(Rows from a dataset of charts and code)
■ ■ ■ ■ ■ ■ ■
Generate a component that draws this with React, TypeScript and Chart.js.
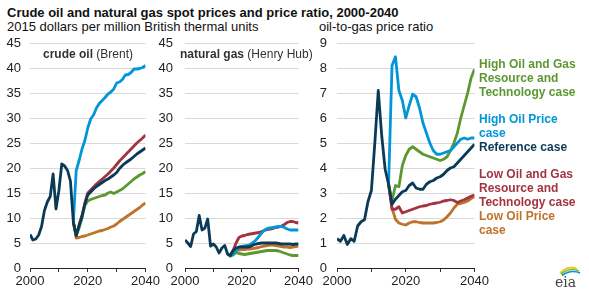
import React, { useEffect, useRef } from 'react';
import { Chart, registerables } from 'chart.js';

Chart.register(...registerables);

// ---------- data ----------
const historyYears = [2000, 2001, 2002, 2003, 2004, 2005, 2006, 2007, 2008, 2009, 2010, 2011, 2012, 2013, 2014, 2015];
const projectionYears = [2016, 2017, 2018, 2019, 2020, 2021, 2022, 2023, 2024, 2025, 2026, 2027, 2028, 2029, 2030, 2031, 2032, 2033, 2034, 2035, 2036, 2037, 2038, 2039, 2040];
const xTickLabels = [2000, 2020, 2040];

// crude oil (Brent), 2015 $/MMBtu
const oilHistory = [6.7, 5.6, 5.8, 6.6, 8.3, 11.5, 13.2, 14.3, 18.8, 11.8, 15.5, 20.8, 20.4, 19.5, 17.4, 9.2];
const oilReference = [6.5, 8.5, 10.3, 12.8, 14.6, 15.2, 15.8, 16.3, 16.7, 17.1, 17.5, 17.8, 18.2, 18.6, 19.1, 19.9, 20.5, 21.0, 21.4, 21.8, 22.3, 22.8, 23.2, 23.6, 24.0];
const oilHighPrice = [19.5, 21.5, 23.8, 25.5, 28.0, 29.8, 30.6, 32.0, 32.9, 33.5, 34.1, 34.8, 35.2, 35.8, 37.0, 37.2, 37.7, 38.6, 38.7, 39.1, 39.8, 39.8, 39.9, 40.1, 40.5];
const oilLowPrice = [6.0, 6.1, 6.3, 6.4, 6.6, 6.8, 7.0, 7.2, 7.4, 7.5, 7.7, 7.9, 8.2, 8.4, 8.8, 9.3, 9.7, 10.1, 10.5, 10.9, 11.3, 11.7, 12.1, 12.6, 13.0];
const oilHighResource = [6.5, 8.0, 10.0, 12.5, 13.4, 13.7, 13.9, 14.1, 14.3, 14.5, 14.6, 15.0, 15.2, 14.9, 15.2, 15.5, 15.8, 16.3, 16.8, 17.3, 17.8, 18.2, 18.6, 18.9, 19.3];
const oilLowResource = [6.4, 8.6, 10.5, 13.0, 15.0, 15.6, 16.2, 16.8, 17.3, 17.8, 18.3, 18.8, 19.4, 20.0, 20.7, 21.4, 22.0, 22.6, 23.2, 23.8, 24.4, 25.0, 25.5, 26.0, 26.6];

// natural gas (Henry Hub), 2015 $/MMBtu
const gasHistory = [5.6, 5.0, 4.3, 6.8, 7.3, 10.5, 7.6, 8.0, 9.8, 4.4, 4.8, 4.2, 3.0, 4.0, 4.5, 2.8];
const gasReference = [2.5, 3.5, 4.0, 4.2, 4.2, 4.2, 4.2, 4.3, 4.6, 4.8, 4.9, 5.0, 5.0, 5.0, 5.0, 5.0, 5.0, 4.9, 4.8, 4.8, 4.8, 4.8, 4.7, 4.8, 4.8];
const gasHighPrice = [2.4, 2.9, 3.5, 4.0, 4.3, 4.4, 4.5, 4.7, 5.1, 5.6, 6.3, 7.0, 7.6, 7.9, 8.0, 8.1, 8.2, 8.3, 8.3, 8.1, 7.8, 7.6, 7.6, 7.6, 7.6];
const gasLowPrice = [2.5, 3.1, 3.5, 3.6, 3.7, 3.7, 3.8, 3.8, 3.9, 4.0, 4.1, 4.3, 4.4, 4.5, 4.6, 4.6, 4.5, 4.4, 4.3, 4.2, 4.2, 4.1, 4.2, 4.3, 4.4];
const gasHighResource = [2.4, 2.6, 3.1, 2.9, 2.8, 2.7, 2.8, 2.9, 3.0, 3.1, 3.2, 3.3, 3.4, 3.5, 3.5, 3.5, 3.5, 3.4, 3.2, 3.0, 2.8, 2.6, 2.5, 2.5, 2.5];
const gasLowResource = [2.6, 3.6, 5.0, 6.1, 6.4, 6.5, 6.7, 6.8, 6.9, 7.0, 7.1, 7.3, 7.5, 7.7, 7.8, 7.9, 8.1, 8.2, 8.4, 8.7, 9.1, 9.3, 9.3, 9.1, 9.0];

// oil-to-gas price ratio
const ratioHistory = [1.17, 1.07, 1.3, 0.94, 1.17, 1.07, 1.68, 1.85, 1.93, 2.65, 3.1, 5.0, 7.1, 5.3, 3.95, 3.35];
const ratioReference = [2.55, 2.75, 2.9, 3.05, 3.1, 3.3, 3.4, 3.2, 3.15, 3.15, 3.35, 3.45, 3.5, 3.6, 3.65, 3.75, 3.9, 4.0, 4.05, 4.2, 4.35, 4.5, 4.65, 4.8, 4.95];
const ratioHighPrice = [8.1, 8.45, 7.1, 6.7, 6.0, 6.5, 6.95, 6.85, 6.4, 5.8, 5.4, 5.0, 4.7, 4.55, 4.55, 4.6, 4.65, 4.7, 4.85, 5.0, 5.15, 5.2, 5.15, 5.2, 5.2];
const ratioLowPrice = [2.4, 1.95, 1.8, 1.75, 1.72, 1.8, 1.85, 1.85, 1.82, 1.8, 1.8, 1.8, 1.8, 1.82, 1.85, 1.92, 2.05, 2.2, 2.4, 2.55, 2.58, 2.62, 2.68, 2.78, 2.85];
const ratioHighResource = [2.7, 3.3, 3.25, 4.1, 4.5, 4.75, 4.85, 4.75, 4.65, 4.55, 4.5, 4.45, 4.4, 4.35, 4.3, 4.35, 4.45, 4.7, 5.0, 5.4, 6.0, 6.5, 7.0, 7.6, 7.95];
const ratioLowResource = [2.35, 2.35, 2.45, 2.2, 2.25, 2.3, 2.35, 2.4, 2.45, 2.48, 2.5, 2.55, 2.58, 2.6, 2.63, 2.68, 2.7, 2.73, 2.7, 2.62, 2.68, 2.73, 2.8, 2.87, 2.92];

// ---------- style ----------
const NAVY = '#0b3a57';
const LIGHT_BLUE = '#0096d7';
const GREEN = '#5d9732';
const RED = '#a33340';
const ORANGE = '#bd732a';
const FONT = 'Arial, "Liberation Sans", Helvetica, sans-serif';

Chart.defaults.font.family = FONT;

function toPoints(years: number[], vals: number[]) {
  return years.map((x, i) => ({ x, y: vals[i] }));
}

function buildDatasets(hist: number[], ref: number[], hi: number[], lo: number[], hiRes: number[], loRes: number[]) {
  const lastYear = historyYears[historyYears.length - 1];
  const lastVal = hist[hist.length - 1];
  const branch = (vals: number[]) => [{ x: lastYear, y: lastVal }, ...toPoints(projectionYears, vals)];
  const line = (label: string, data: any[], color: string) => ({
    label,
    data,
    borderColor: color,
    backgroundColor: color,
    borderWidth: 2.8,
    pointRadius: 0,
    tension: 0,
    borderJoinStyle: 'round' as const,
    fill: false,
  });
  return [
    line('Reference case', [...toPoints(historyYears, hist), ...toPoints(projectionYears, ref)], NAVY),
    line('High Oil Price case', branch(hi), LIGHT_BLUE),
    line('High Oil and Gas Resource and Technology case', branch(hiRes), GREEN),
    line('Low Oil and Gas Resource and Technology case', branch(loRes), RED),
    line('Low Oil Price case', branch(lo), ORANGE),
  ];
}

type PanelProps = {
  left: number;
  yAxisWidth: number;
  plotWidth: number;
  padRight: number;
  labelPad: number;
  yMax: number;
  yStep: number;
  datasets: any[];
};

function Panel({ left, yAxisWidth, plotWidth, padRight, labelPad, yMax, yStep, datasets }: PanelProps) {
  const ref = useRef<HTMLCanvasElement | null>(null);
  const width = yAxisWidth + plotWidth + padRight;
  const height = 295;
  useEffect(() => {
    if (!ref.current) return;
    const chart = new Chart(ref.current, {
      type: 'line',
      data: { datasets },
      options: {
        animation: false,
        responsive: false,
        devicePixelRatio: 1,
        layout: { padding: { top: 43, right: padRight, bottom: 0, left: 0 } },
        plugins: { legend: { display: false }, tooltip: { enabled: false }, title: { display: false } },
        scales: {
          x: {
            type: 'linear',
            min: 2000,
            max: 2040,
            afterFit: (s: any) => { s.height = 27; },
            ticks: {
              stepSize: 10,
              autoSkip: false,
              maxRotation: 0,
              padding: 2,
              color: '#222',
              font: { size: 13, family: FONT },
              callback: (v: any) => (xTickLabels.includes(Number(v)) ? String(v) : ''),
            },
            grid: { drawOnChartArea: false, drawTicks: true, tickLength: 4, color: '#333' },
            border: { display: true, color: '#222', width: 1 },
          },
          y: {
            min: 0,
            max: yMax,
            afterFit: (s: any) => { s.width = yAxisWidth; },
            ticks: { stepSize: yStep, padding: labelPad, color: '#222', font: { size: 13, family: FONT } },
            grid: { color: '#d9d9d9', drawTicks: false, lineWidth: 1 },
            border: { display: false },
          },
        },
      } as any,
    });
    return () => chart.destroy();
  }, []);
  return (
    <canvas
      ref={ref}
      width={width}
      height={height}
      style={{ position: 'absolute', left, top: 0, width, height }}
    />
  );
}

const legendItems = [
  { lines: ['High Oil and Gas', 'Resource and', 'Technology case'], color: GREEN, top: 57 },
  { lines: ['High Oil Price', 'case'], color: LIGHT_BLUE, top: 112 },
  { lines: ['Reference case'], color: NAVY, top: 140 },
  { lines: ['Low Oil and Gas', 'Resource and', 'Technology case'], color: RED, top: 167 },
  { lines: ['Low Oil Price', 'case'], color: ORANGE, top: 209 },
];

export default function App() {
  const oilSets = buildDatasets(oilHistory, oilReference, oilHighPrice, oilLowPrice, oilHighResource, oilLowResource);
  const gasSets = buildDatasets(gasHistory, gasReference, gasHighPrice, gasLowPrice, gasHighResource, gasLowResource);
  const ratioSets = buildDatasets(ratioHistory, ratioReference, ratioHighPrice, ratioLowPrice, ratioHighResource, ratioLowResource);

  const text = (extra: React.CSSProperties): React.CSSProperties => ({
    position: 'absolute',
    fontFamily: FONT,
    whiteSpace: 'nowrap',
    margin: 0,
    ...extra,
  });

  return (
    <div style={{ position: 'fixed', left: 0, top: 0, width: 589, height: 295, background: '#fff', overflow: 'hidden' }}>
      <div style={text({ left: 7, top: 5, fontSize: 13, lineHeight: '15px', fontWeight: 'bold', color: '#111' })}>
        Crude oil and natural gas spot prices and price ratio, 2000-2040
      </div>
      <div style={text({ left: 7, top: 18.5, fontSize: 13, lineHeight: '15px', color: '#111' })}>
        2015 dollars per million British thermal units
      </div>
      <div style={text({ left: 319, top: 18.5, fontSize: 13, lineHeight: '15px', color: '#111' })}>
        oil-to-gas price ratio
      </div>

      <Panel left={0} yAxisWidth={30} plotWidth={117} padRight={15} labelPad={9} yMax={45} yStep={5} datasets={oilSets} />
      <Panel left={155} yAxisWidth={30} plotWidth={115} padRight={15} labelPad={12} yMax={45} yStep={5} datasets={gasSets} />
      <Panel left={300} yAxisWidth={37} plotWidth={139} padRight={15} labelPad={10} yMax={9} yStep={1} datasets={ratioSets} />

      <div style={text({ left: 43, top: 47, fontSize: 12, lineHeight: '14px', color: '#333' })}>
        <b>crude oil</b> (Brent)
      </div>
      <div style={text({ left: 180, top: 47, fontSize: 12, lineHeight: '14px', color: '#333' })}>
        <b>natural gas</b> (Henry Hub)
      </div>

      {legendItems.map((item) => (
        <div
          key={item.lines.join(' ')}
          style={text({ left: 479, top: item.top, fontSize: 12, lineHeight: '14px', fontWeight: 'bold', color: item.color })}
        >
          {item.lines.map((l) => (
            <div key={l}>{l}</div>
          ))}
        </div>
      ))}

      <svg style={{ position: 'absolute', left: 552, top: 262 }} width={34} height={30} viewBox="0 0 34 30">
        <path d="M8 11 Q16 3 25 7" stroke="#f2c200" strokeWidth={1.6} fill="none" />
        <path d="M9 12 Q18 5 27 9" stroke="#7ab648" strokeWidth={1.6} fill="none" />
        <path d="M10 13.5 Q19 7 28 11" stroke="#0096d7" strokeWidth={1.6} fill="none" />
        <text x={3} y={25} fontFamily='"DejaVu Serif", "Liberation Serif", serif' fontSize={14} fill="#444">eia</text>
      </svg>
    </div>
  );
}
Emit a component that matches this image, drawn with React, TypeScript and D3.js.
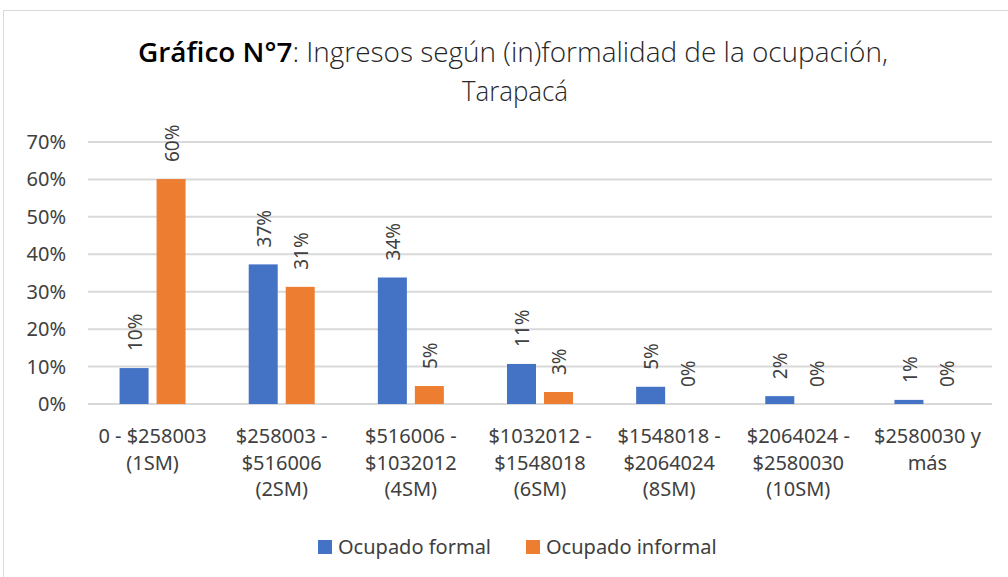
■ ■ ■ ■ ■ ■ ■
▶ STATED PROBLEM
Starting at the first line of the records above, set down each line exactly through the one that holds "25.5, 26.0, 26.6];". Omit pictures.

▶ FINISHED TASK
Generate a component that draws this with React, TypeScript and Chart.js.
import React, { useEffect, useRef } from 'react';
import { Chart, registerables } from 'chart.js';

Chart.register(...registerables);

// ---------- data ----------
const historyYears = [2000, 2001, 2002, 2003, 2004, 2005, 2006, 2007, 2008, 2009, 2010, 2011, 2012, 2013, 2014, 2015];
const projectionYears = [2016, 2017, 2018, 2019, 2020, 2021, 2022, 2023, 2024, 2025, 2026, 2027, 2028, 2029, 2030, 2031, 2032, 2033, 2034, 2035, 2036, 2037, 2038, 2039, 2040];
const xTickLabels = [2000, 2020, 2040];

// crude oil (Brent), 2015 $/MMBtu
const oilHistory = [6.7, 5.6, 5.8, 6.6, 8.3, 11.5, 13.2, 14.3, 18.8, 11.8, 15.5, 20.8, 20.4, 19.5, 17.4, 9.2];
const oilReference = [6.5, 8.5, 10.3, 12.8, 14.6, 15.2, 15.8, 16.3, 16.7, 17.1, 17.5, 17.8, 18.2, 18.6, 19.1, 19.9, 20.5, 21.0, 21.4, 21.8, 22.3, 22.8, 23.2, 23.6, 24.0];
const oilHighPrice = [19.5, 21.5, 23.8, 25.5, 28.0, 29.8, 30.6, 32.0, 32.9, 33.5, 34.1, 34.8, 35.2, 35.8, 37.0, 37.2, 37.7, 38.6, 38.7, 39.1, 39.8, 39.8, 39.9, 40.1, 40.5];
const oilLowPrice = [6.0, 6.1, 6.3, 6.4, 6.6, 6.8, 7.0, 7.2, 7.4, 7.5, 7.7, 7.9, 8.2, 8.4, 8.8, 9.3, 9.7, 10.1, 10.5, 10.9, 11.3, 11.7, 12.1, 12.6, 13.0];
const oilHighResource = [6.5, 8.0, 10.0, 12.5, 13.4, 13.7, 13.9, 14.1, 14.3, 14.5, 14.6, 15.0, 15.2, 14.9, 15.2, 15.5, 15.8, 16.3, 16.8, 17.3, 17.8, 18.2, 18.6, 18.9, 19.3];
const oilLowResource = [6.4, 8.6, 10.5, 13.0, 15.0, 15.6, 16.2, 16.8, 17.3, 17.8, 18.3, 18.8, 19.4, 20.0, 20.7, 21.4, 22.0, 22.6, 23.2, 23.8, 24.4, 25.0, 25.5, 26.0, 26.6];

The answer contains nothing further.